Rows from a dataset of charts and code
[Start]

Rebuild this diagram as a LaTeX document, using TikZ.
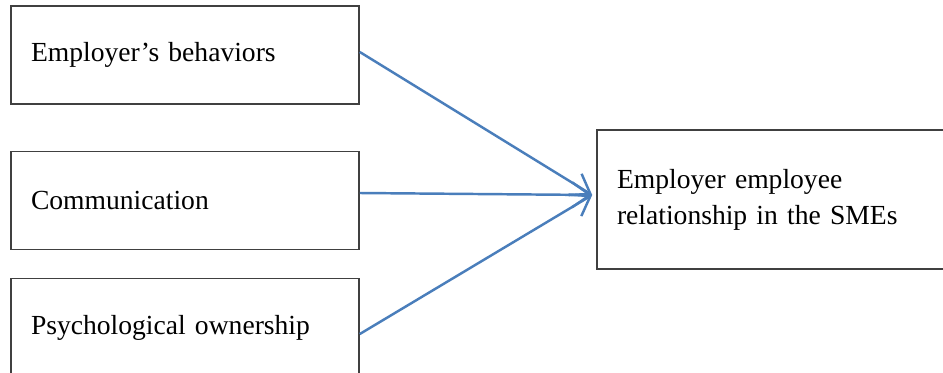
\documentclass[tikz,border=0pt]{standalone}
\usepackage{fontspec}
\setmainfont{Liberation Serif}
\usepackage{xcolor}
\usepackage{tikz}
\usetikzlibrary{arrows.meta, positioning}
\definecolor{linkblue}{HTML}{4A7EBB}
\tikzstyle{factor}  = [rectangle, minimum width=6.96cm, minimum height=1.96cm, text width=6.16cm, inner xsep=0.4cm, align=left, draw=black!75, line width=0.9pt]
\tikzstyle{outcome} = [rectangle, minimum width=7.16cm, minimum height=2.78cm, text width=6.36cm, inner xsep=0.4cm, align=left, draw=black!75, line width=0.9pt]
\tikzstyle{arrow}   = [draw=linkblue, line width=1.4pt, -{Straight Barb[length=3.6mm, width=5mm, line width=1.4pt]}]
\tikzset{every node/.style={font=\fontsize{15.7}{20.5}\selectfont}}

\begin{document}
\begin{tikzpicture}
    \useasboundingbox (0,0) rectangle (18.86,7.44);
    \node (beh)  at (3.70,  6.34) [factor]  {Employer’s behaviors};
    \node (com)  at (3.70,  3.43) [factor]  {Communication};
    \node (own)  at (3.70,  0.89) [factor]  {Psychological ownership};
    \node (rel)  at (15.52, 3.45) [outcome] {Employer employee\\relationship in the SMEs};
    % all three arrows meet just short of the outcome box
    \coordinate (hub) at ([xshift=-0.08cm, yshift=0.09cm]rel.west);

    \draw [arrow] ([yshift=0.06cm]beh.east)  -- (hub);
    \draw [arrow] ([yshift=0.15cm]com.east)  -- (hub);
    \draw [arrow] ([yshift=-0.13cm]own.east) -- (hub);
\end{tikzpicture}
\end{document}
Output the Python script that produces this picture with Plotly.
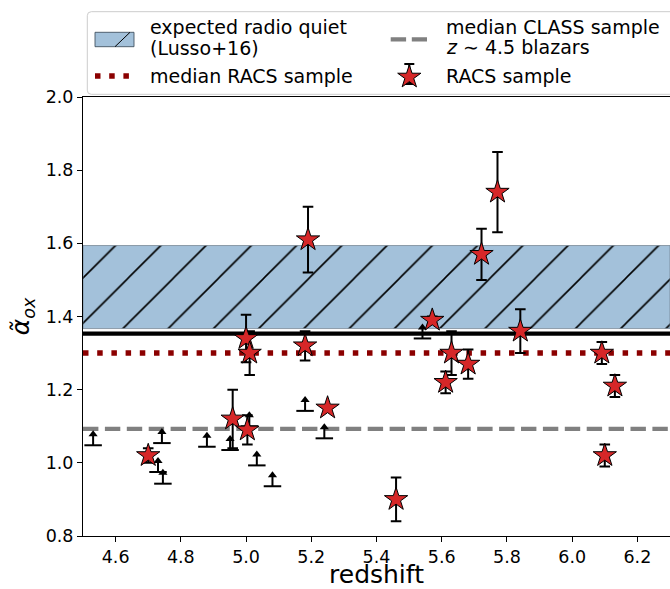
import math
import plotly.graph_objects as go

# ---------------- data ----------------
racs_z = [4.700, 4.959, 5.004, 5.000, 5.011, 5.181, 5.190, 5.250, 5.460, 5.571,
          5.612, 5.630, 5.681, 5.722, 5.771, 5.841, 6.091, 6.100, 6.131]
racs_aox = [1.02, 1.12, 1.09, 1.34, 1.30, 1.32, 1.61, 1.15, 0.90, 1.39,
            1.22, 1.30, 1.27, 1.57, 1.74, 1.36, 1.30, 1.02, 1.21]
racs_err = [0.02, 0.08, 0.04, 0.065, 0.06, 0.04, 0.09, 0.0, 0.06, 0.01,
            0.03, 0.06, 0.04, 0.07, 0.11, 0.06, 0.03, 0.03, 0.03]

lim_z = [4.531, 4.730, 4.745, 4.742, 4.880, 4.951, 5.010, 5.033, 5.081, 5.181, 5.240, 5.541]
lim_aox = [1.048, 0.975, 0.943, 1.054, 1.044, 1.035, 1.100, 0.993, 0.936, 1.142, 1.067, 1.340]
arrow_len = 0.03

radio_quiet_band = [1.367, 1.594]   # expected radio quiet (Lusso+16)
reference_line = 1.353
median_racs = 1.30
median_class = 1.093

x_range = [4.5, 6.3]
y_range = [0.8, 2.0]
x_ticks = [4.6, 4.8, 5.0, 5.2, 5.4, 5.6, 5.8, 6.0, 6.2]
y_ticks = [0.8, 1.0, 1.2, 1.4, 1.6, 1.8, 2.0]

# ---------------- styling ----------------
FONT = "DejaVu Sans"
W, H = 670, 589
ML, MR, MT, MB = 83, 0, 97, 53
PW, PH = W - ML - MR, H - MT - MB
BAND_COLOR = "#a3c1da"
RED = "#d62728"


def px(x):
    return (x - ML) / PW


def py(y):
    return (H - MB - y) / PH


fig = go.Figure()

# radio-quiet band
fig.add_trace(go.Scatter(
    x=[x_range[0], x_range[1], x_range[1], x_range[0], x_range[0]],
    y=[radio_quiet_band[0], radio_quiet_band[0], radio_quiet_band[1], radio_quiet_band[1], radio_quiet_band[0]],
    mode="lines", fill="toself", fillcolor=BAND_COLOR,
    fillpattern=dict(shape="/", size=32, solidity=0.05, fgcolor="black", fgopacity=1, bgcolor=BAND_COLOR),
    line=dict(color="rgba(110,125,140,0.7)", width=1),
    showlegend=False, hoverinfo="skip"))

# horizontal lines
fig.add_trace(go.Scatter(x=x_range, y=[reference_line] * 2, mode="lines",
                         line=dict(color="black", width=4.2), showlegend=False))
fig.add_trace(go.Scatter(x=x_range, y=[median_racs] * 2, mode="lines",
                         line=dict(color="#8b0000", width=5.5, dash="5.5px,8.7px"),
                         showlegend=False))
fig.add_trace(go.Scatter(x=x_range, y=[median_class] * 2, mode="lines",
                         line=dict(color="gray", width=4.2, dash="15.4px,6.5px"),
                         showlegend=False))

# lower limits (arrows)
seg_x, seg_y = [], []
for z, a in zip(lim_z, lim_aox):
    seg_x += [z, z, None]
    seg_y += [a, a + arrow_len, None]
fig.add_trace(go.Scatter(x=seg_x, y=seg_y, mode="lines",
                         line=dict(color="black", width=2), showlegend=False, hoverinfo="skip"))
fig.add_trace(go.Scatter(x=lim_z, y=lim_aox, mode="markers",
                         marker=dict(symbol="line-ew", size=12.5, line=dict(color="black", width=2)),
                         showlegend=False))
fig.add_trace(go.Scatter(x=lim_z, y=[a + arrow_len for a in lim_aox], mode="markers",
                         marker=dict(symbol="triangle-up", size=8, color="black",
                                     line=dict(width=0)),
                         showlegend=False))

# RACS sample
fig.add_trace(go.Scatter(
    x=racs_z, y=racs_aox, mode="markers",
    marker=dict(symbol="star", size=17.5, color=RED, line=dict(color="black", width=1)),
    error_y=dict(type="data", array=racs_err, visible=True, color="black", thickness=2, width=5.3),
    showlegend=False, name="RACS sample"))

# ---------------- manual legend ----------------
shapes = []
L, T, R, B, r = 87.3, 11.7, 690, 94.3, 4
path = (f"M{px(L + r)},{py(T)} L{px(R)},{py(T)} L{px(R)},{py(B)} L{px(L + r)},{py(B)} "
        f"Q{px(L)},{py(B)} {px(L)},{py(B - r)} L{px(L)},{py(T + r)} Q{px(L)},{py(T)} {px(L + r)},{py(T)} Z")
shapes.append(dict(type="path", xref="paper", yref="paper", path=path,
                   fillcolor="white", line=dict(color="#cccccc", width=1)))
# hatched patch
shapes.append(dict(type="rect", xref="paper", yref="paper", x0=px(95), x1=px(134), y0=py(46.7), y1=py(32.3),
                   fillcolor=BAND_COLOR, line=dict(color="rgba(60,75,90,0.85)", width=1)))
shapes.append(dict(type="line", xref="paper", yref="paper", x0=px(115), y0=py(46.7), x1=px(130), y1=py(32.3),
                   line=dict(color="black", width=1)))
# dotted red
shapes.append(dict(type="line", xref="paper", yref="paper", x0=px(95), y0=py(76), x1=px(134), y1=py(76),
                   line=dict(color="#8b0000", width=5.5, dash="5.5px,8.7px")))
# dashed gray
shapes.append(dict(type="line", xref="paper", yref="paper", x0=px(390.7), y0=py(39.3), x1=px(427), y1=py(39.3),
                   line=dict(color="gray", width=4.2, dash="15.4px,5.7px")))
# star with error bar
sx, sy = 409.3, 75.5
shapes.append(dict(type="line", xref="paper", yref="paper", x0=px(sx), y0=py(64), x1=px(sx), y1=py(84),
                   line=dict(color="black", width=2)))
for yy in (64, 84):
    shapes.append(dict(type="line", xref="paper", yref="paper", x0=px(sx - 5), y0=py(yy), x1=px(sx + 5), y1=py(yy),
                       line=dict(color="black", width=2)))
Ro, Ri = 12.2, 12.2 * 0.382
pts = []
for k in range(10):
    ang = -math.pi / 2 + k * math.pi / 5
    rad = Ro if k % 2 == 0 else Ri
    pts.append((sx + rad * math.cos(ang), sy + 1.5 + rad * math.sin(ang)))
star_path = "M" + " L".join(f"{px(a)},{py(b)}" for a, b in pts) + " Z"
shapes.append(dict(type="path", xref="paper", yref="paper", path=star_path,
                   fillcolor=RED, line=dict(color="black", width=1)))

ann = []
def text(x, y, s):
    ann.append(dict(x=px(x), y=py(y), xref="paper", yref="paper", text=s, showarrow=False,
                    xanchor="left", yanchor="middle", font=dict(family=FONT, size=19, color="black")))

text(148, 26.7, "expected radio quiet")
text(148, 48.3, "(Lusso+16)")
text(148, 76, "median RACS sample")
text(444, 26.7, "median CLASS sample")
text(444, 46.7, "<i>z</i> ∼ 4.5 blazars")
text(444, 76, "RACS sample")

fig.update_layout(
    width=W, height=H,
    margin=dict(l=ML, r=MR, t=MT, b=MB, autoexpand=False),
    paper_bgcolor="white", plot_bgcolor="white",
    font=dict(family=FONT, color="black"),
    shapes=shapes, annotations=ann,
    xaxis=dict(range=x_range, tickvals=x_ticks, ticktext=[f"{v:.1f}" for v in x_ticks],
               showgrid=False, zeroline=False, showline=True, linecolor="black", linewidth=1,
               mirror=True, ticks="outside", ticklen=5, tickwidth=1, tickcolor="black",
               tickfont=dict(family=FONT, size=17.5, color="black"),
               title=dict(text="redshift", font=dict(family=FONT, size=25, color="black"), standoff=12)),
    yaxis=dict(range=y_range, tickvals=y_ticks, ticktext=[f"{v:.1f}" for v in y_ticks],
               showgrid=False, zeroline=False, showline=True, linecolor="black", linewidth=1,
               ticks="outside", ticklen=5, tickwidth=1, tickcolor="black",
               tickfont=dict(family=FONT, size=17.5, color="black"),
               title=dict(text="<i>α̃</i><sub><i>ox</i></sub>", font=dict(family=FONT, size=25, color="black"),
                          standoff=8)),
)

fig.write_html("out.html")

[End]

Of the lines in the entries above, how many include "this"? Only the number should be given.

2